The news prompted brokerage firm Morgan Keegan to upgrade its rating of the stock to "outperform." Banc of America also reiterated its "buy" rating and raised its price target for Verizon to $42.
Analysts at Morgan Keegan and Banc of America agree that Verizon's dominant wireless business differentiates the company from its competitors. Verizon Wireless added a record number of new subscribers in the third quarter -- nearly 1.7 million. Analysts from both firms say that this growth will continue as a result of Cingular's acquisition of AT&T Wireless. According to Banc of America, "market confusion ... and service challenges" will likely create "new opportunities for companies like Verizon to poach customers" from the newly merged providers.
Although Morgan Keegan warns that Verizon Wireless's growth can't continue indefinitely, analysts cannot pinpoint an "industry catalyst that is going to stop Verizon Wireless's recent dominance."
Banc of America showed its confidence in Verizon's wireless business by raising its 2005 earnings estimate for the company by $0.12.

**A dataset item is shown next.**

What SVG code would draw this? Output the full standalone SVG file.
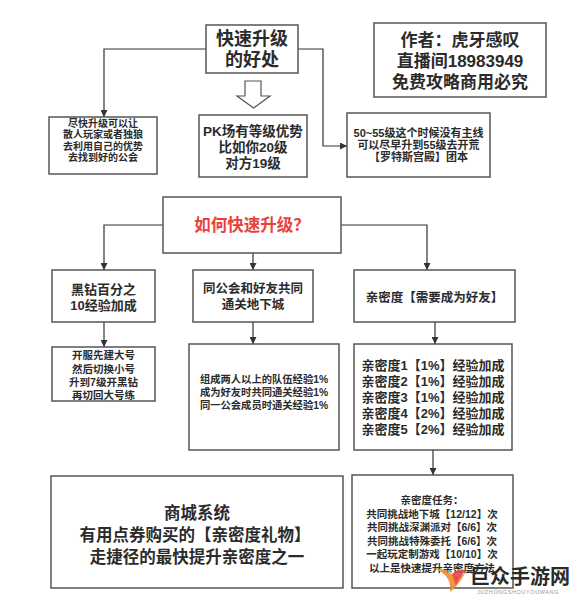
<svg xmlns="http://www.w3.org/2000/svg" width="578" height="596" viewBox="0 0 578 596">
<defs>
<style>
.box{fill:#fff;stroke:#555;stroke-width:1.5}
.t{font-family:"Liberation Sans","Noto Sans CJK SC",sans-serif;font-weight:700;fill:#2b2b2b;text-anchor:middle;dominant-baseline:central}
.c{fill:none;stroke:#333;stroke-width:1.2}
</style>
<marker id="ah" viewBox="0 0 10 10" refX="10" refY="5" markerWidth="7" markerHeight="7" markerUnits="userSpaceOnUse" orient="auto"><path d="M0,0 L10,5 L0,10 z" fill="#333"/></marker>
</defs>
<rect width="578" height="596" fill="#fff"/>

<g id="connectors">
<path class="c" d="M206,49 H104 V117" marker-end="url(#ah)"/>
<path class="c" d="M298,49 H323 V146 H347" marker-end="url(#ah)"/>
<path class="c" d="M163,225 H104 V270" marker-end="url(#ah)"/>
<path class="c" d="M253,253 V270" marker-end="url(#ah)"/>
<path class="c" d="M341,225 H427 V270" marker-end="url(#ah)"/>
<path class="c" d="M104,322 V347" marker-end="url(#ah)"/>
<path class="c" d="M253,322 V344" marker-end="url(#ah)"/>
<path class="c" d="M435,322 V344" marker-end="url(#ah)"/>
<path class="c" d="M433,450 V475" marker-end="url(#ah)"/>
</g>

<g id="benefits">
<rect class="box" x="206" y="25" width="92" height="48"/>
<text class="t" x="252" y="39" font-size="18">快速升级</text>
<text class="t" x="252" y="60" font-size="18">的好处</text>
</g>

<g id="author">
<rect class="box" x="374" y="23" width="172" height="74"/>
<text class="t" x="460" y="40" font-size="17">作者：虎牙感叹</text>
<text class="t" x="460" y="61" font-size="17">直播间18983949</text>
<text class="t" x="460" y="82" font-size="17">免费攻略商用必究</text>
</g>

<g id="hollow-arrow">
<path d="M245,81 H261 V96 H270 L253.5,108 L237,96 H245 Z" fill="#fff" stroke="#555" stroke-width="1.2"/>
</g>

<g id="guild">
<rect class="box" x="49" y="117" width="108" height="57"/>
<text class="t" x="103" y="123" font-size="10">尽快升级可以让</text>
<text class="t" x="103" y="134.5" font-size="10">散人玩家或者独狼</text>
<text class="t" x="103" y="146" font-size="10">去利用自己的优势</text>
<text class="t" x="103" y="157.5" font-size="10">去找到好的公会</text>
</g>

<g id="pk">
<rect class="box" x="199" y="115" width="108" height="62"/>
<text class="t" x="253" y="131" font-size="13.5">PK场有等级优势</text>
<text class="t" x="253" y="147" font-size="13.5">比如你20级</text>
<text class="t" x="253" y="163" font-size="13.5">对方19级</text>
</g>

<g id="raid">
<rect class="box" x="347" y="113" width="143" height="64"/>
<text class="t" x="418.5" y="133" font-size="11">50~55级这个时候没有主线</text>
<text class="t" x="418.5" y="145" font-size="11">可以尽早升到55级去开荒</text>
<text class="t" x="418.5" y="157" font-size="11">【罗特斯宫殿】团本</text>
</g>

<g id="how">
<rect class="box" x="163" y="197" width="178" height="56"/>
<text class="t" x="252" y="225" font-size="16.5" style="fill:#e8413c">如何快速升级？</text>
</g>

<g id="black-diamond">
<rect class="box" x="52" y="270" width="103" height="52"/>
<text class="t" x="103.5" y="289" font-size="13">黑钻百分之</text>
<text class="t" x="103.5" y="305" font-size="13">10经验加成</text>
</g>

<g id="dungeon">
<rect class="box" x="193" y="270" width="120" height="52"/>
<text class="t" x="253" y="289" font-size="12.5">同公会和好友共同</text>
<text class="t" x="253" y="305" font-size="12.5">通关地下城</text>
</g>

<g id="intimacy">
<rect class="box" x="354" y="270" width="161" height="52"/>
<text class="t" x="434.5" y="298" font-size="12.5">亲密度【需要成为好友】</text>
</g>

<g id="alt-account">
<rect class="box" x="52" y="347" width="103" height="54"/>
<text class="t" x="103.5" y="355" font-size="10.5">开服先建大号</text>
<text class="t" x="103.5" y="368.5" font-size="10.5">然后切换小号</text>
<text class="t" x="103.5" y="381.5" font-size="10.5">升到7级开黑钻</text>
<text class="t" x="103.5" y="395" font-size="10.5">再切回大号练</text>
</g>

<g id="party-exp">
<rect class="box" x="189" y="344" width="150" height="106"/>
<text class="t" x="264" y="379" font-size="10.3">组成两人以上的队伍经验1%</text>
<text class="t" x="264" y="392" font-size="10.3">成为好友时共同通关经验1%</text>
<text class="t" x="264" y="405" font-size="10.3">同一公会成员时通关经验1%</text>
</g>

<g id="intimacy-levels">
<rect class="box" x="354" y="344" width="158" height="106"/>
<text class="t" x="433" y="365" font-size="13">亲密度1【1%】经验加成</text>
<text class="t" x="433" y="381" font-size="13">亲密度2【1%】经验加成</text>
<text class="t" x="433" y="397" font-size="13">亲密度3【1%】经验加成</text>
<text class="t" x="433" y="413" font-size="13">亲密度4【2%】经验加成</text>
<text class="t" x="433" y="429" font-size="13">亲密度5【2%】经验加成</text>
</g>

<g id="shop">
<rect class="box" x="51" y="476" width="292" height="112"/>
<text class="t" x="197" y="513" font-size="16.5">商城系统</text>
<text class="t" x="195" y="535" font-size="16.5">有用点券购买的【亲密度礼物】</text>
<text class="t" x="197" y="557" font-size="16.5">走捷径的最快提升亲密度之一</text>
</g>

<g id="intimacy-tasks">
<rect class="box" x="352" y="475" width="161" height="113"/>
<text class="t" x="432" y="500" font-size="10.5">亲密度任务：</text>
<text class="t" x="432" y="513.5" font-size="10.5">共同挑战地下城【12/12】次</text>
<text class="t" x="432" y="527" font-size="10.5">共同挑战深渊派对【6/6】次</text>
<text class="t" x="432" y="540.5" font-size="10.5">共同挑战特殊委托【6/6】次</text>
<text class="t" x="432" y="554" font-size="10.5">一起玩定制游戏【10/10】次</text>
<text class="t" x="432" y="567.5" font-size="10.5">以上是快速提升亲密度方法</text>
</g>

<g id="watermark">
<path d="M433,568 C445,572 452,580 450,592 C458,586 462,578 466,572 C460,578 452,576 446,570 Z" fill="#f28a2e" opacity="0.9"/>
<path d="M452,574 C456,570 462,568 466,571 C462,574 458,580 456,586 Z" fill="#e5484d" opacity="0.9"/>
<text x="520" y="575" font-family="'Noto Sans CJK SC',sans-serif" font-weight="700" font-size="20" fill="#2a2a2a" text-anchor="middle" dominant-baseline="central">巨众手游网</text>
<text x="518" y="591.5" font-family="'Liberation Sans',sans-serif" font-size="5.5" fill="#999" text-anchor="middle" dominant-baseline="central" letter-spacing="0.6">JUZHONGSHOUYOUWANG</text>
</g>
</svg>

Verizon's wireline business is not shining as brightly, though, as consumers increasingly find alternatives to traditional wired service. But it reported slight revenue growth over the second quarter. Morgan Keegan notes that the company has been steadily attracting business customers.
Overall, Morgan Keegan says, "Verizon is clearly the most attractive stock" among the regional Bell operating companies. Verizon trades at 15 times the $2.66 per share that analysts, on average, expect the company to earn in 2005. Verizon also pays an annual dividend of $1.54 per share.